Dosłownie dwa dni temu usłyszałem w radiowej Trójce fragment jej koncertu. Zaśpiewała piosenkę z Kabaretu Starszych Panów, wołanie kobiety do Romea, który nie chce pojawić się w jej życiu. Zinterpretowała ją zupełnie inaczej niż Kalina Jędrusik, dla której ten utwór stworzyli Jerzy Wasowski z Jeremim Przyborą – mniej dramatycznie i zmysłowo, a bardziej subtelnie, z zadziwiającą mimo wszystko nutką optymizmu.
Pomyślałem wówczas, że bardzo dobrze oddaje charakter Magdy, która mówiła, że najbardziej lubi smutnych ludzi z poczuciem humoru. I taka też była ona sama. Rozmowy z nią były pełne refleksji, zadumy, czasem niepokoju, ale te wszystkie smutki i nastroje potrafiła w jednym momencie przełamać nieoczywistym, a zawsze inteligentnym żartem.
Magda Umer chciała być nauczycielką
Bardzo trudno jest wspominać kogoś, kogo znało się przez więcej niż połowę życia od czasów, gdy ani ja, ani ona nie wiedzieliśmy tak naprawdę, co będziemy w życiu robić. Przegadaliśmy w różnych okolicznościach wiele godzin. Magda jako studentka polonistyki zapowiadała, że chce zostać nauczycielką i zdanie to powtarzała nawet, gdy zaczynała odnosić już pierwsze sukcesy jako studencka piosenkarka.

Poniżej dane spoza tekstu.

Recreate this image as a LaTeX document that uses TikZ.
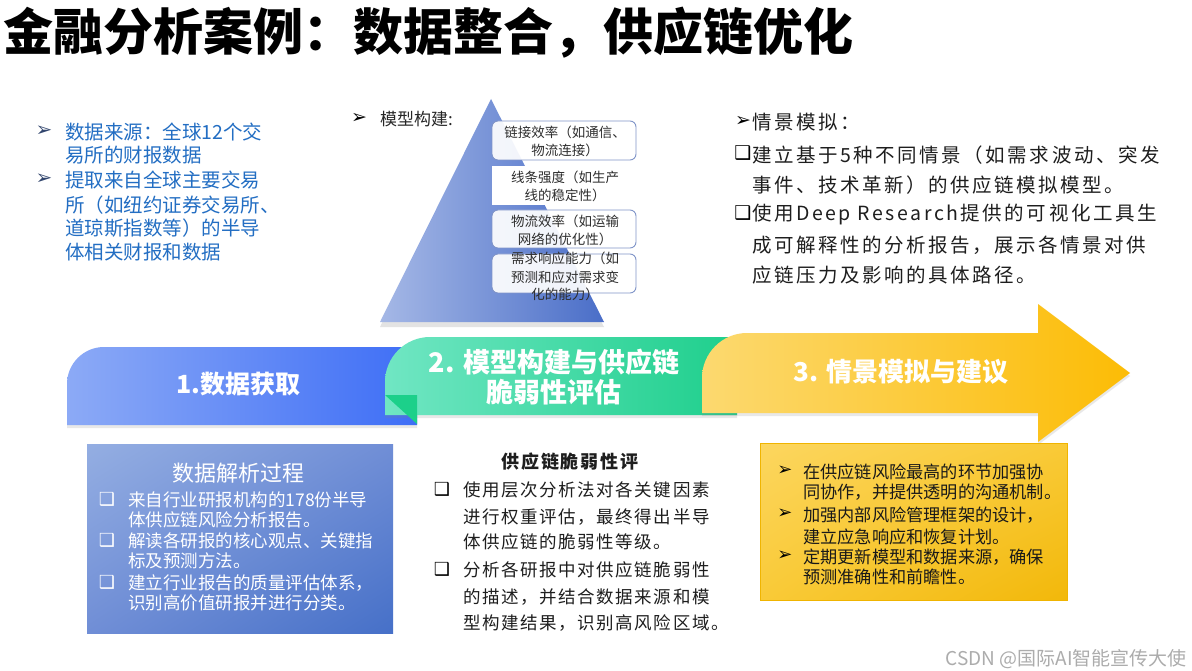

Po raz pierwszy usłyszałem, jak śpiewa, na giełdzie studenckiej piosenki w jednym z warszawskich klubów pod koniec lat 60. W tytule utworu zawarta była właściwie cała jego treść: „Jeśli myślisz, że ja cię nie kocham, jesteś w błędzie”. W przeciwieństwie do wielu chmurnych studenckich bardów – bo taka wtedy była moda, że należało imponować poetyckimi strofami – Magda Umer wydała się tak naturalna, szczera i bez żadnej pozy, że musiała zwrócić na siebie uwagę.